(Entries from a dataset)
···

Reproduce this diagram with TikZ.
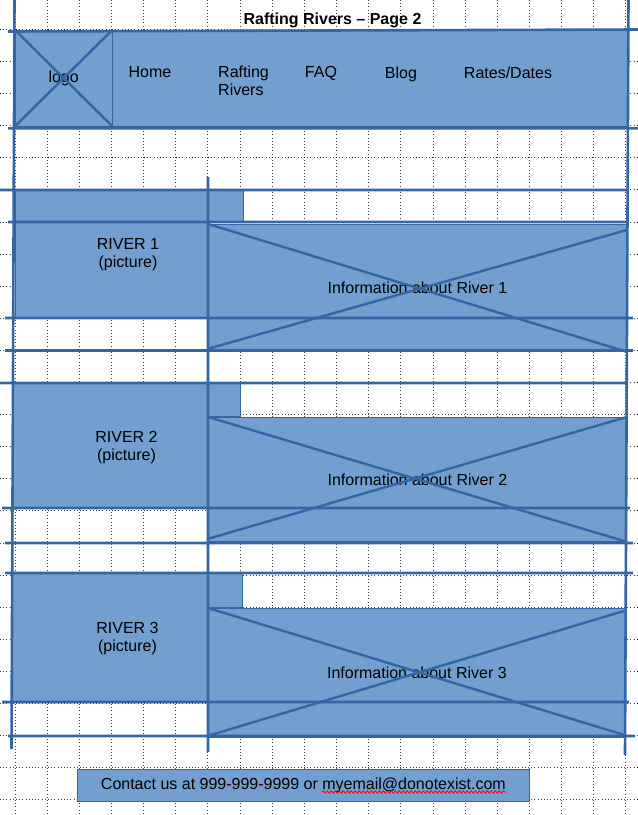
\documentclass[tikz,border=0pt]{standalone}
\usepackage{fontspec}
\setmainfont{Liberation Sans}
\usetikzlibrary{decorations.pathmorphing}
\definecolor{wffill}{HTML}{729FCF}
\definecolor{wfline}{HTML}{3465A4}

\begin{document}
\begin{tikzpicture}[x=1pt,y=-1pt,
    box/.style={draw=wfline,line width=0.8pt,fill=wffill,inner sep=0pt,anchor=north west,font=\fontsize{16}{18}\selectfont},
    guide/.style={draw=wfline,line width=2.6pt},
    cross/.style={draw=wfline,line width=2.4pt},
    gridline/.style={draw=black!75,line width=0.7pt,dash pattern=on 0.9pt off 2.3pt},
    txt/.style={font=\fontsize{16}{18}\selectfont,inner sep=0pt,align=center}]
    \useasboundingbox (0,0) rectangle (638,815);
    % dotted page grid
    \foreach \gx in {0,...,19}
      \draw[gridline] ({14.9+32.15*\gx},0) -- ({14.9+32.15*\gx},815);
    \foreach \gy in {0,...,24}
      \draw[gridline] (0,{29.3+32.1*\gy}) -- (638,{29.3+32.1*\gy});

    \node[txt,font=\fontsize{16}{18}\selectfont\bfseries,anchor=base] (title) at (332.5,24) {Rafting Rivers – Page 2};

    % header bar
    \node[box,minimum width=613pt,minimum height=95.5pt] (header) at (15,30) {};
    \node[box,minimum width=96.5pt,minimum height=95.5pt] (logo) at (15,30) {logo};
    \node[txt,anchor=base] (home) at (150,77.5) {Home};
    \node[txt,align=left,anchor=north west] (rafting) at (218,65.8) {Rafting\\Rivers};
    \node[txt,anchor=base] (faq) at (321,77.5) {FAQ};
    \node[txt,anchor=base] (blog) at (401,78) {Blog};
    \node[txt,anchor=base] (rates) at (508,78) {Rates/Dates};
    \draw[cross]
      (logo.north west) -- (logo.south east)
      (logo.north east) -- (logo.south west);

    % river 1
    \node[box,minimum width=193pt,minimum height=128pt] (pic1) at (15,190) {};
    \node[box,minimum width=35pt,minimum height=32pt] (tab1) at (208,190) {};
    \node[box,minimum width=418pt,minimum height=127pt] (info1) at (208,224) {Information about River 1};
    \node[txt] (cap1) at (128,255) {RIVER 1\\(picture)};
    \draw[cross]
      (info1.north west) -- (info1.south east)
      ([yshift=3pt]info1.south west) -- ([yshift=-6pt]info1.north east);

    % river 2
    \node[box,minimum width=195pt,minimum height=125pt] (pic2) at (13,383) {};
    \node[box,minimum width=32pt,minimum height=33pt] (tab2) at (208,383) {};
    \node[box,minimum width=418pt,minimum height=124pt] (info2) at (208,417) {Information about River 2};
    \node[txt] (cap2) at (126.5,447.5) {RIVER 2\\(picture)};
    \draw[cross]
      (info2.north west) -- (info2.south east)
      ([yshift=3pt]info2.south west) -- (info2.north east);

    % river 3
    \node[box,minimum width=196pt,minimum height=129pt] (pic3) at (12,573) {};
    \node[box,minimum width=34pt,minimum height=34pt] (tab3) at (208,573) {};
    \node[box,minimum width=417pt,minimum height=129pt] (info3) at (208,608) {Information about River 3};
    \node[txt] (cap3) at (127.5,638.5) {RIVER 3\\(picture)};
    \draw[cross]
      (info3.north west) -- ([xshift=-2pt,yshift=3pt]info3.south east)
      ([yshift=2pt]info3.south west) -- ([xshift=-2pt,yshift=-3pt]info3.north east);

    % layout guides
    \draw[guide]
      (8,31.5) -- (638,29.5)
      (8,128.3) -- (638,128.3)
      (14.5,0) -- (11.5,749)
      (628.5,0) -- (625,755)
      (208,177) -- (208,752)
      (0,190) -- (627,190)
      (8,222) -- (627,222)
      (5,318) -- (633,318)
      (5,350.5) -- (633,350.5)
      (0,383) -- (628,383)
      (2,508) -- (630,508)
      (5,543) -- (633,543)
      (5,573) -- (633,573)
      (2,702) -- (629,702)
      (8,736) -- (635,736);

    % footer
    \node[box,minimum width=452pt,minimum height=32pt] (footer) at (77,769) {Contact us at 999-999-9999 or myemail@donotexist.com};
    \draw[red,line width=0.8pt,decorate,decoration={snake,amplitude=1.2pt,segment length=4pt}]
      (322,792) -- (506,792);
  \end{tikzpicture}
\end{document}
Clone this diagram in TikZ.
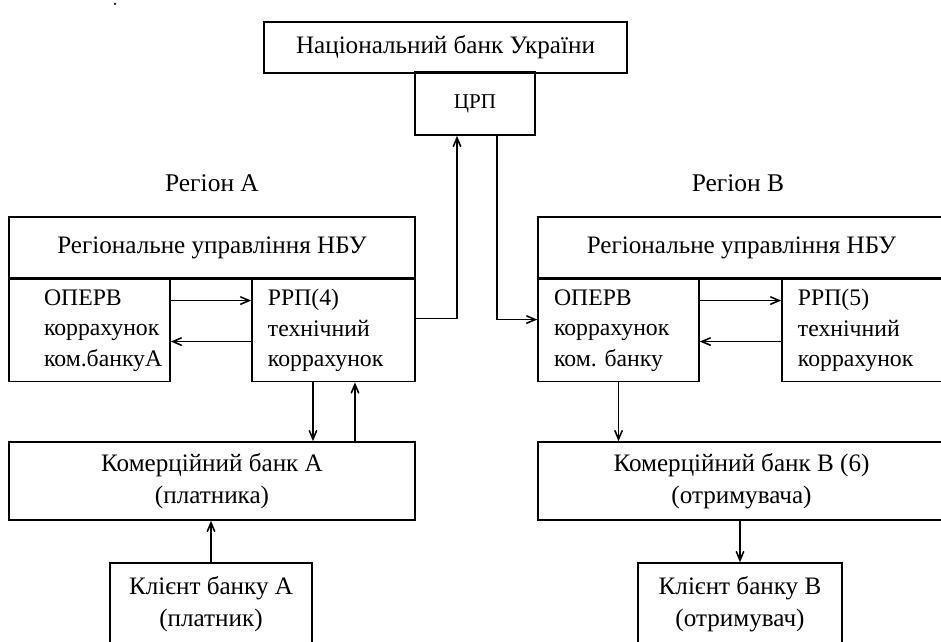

···

• [Directive]:
In the records above, collect each line with "this".

• [Output]:
Reproduce this diagram with TikZ.
Clone this diagram in TikZ.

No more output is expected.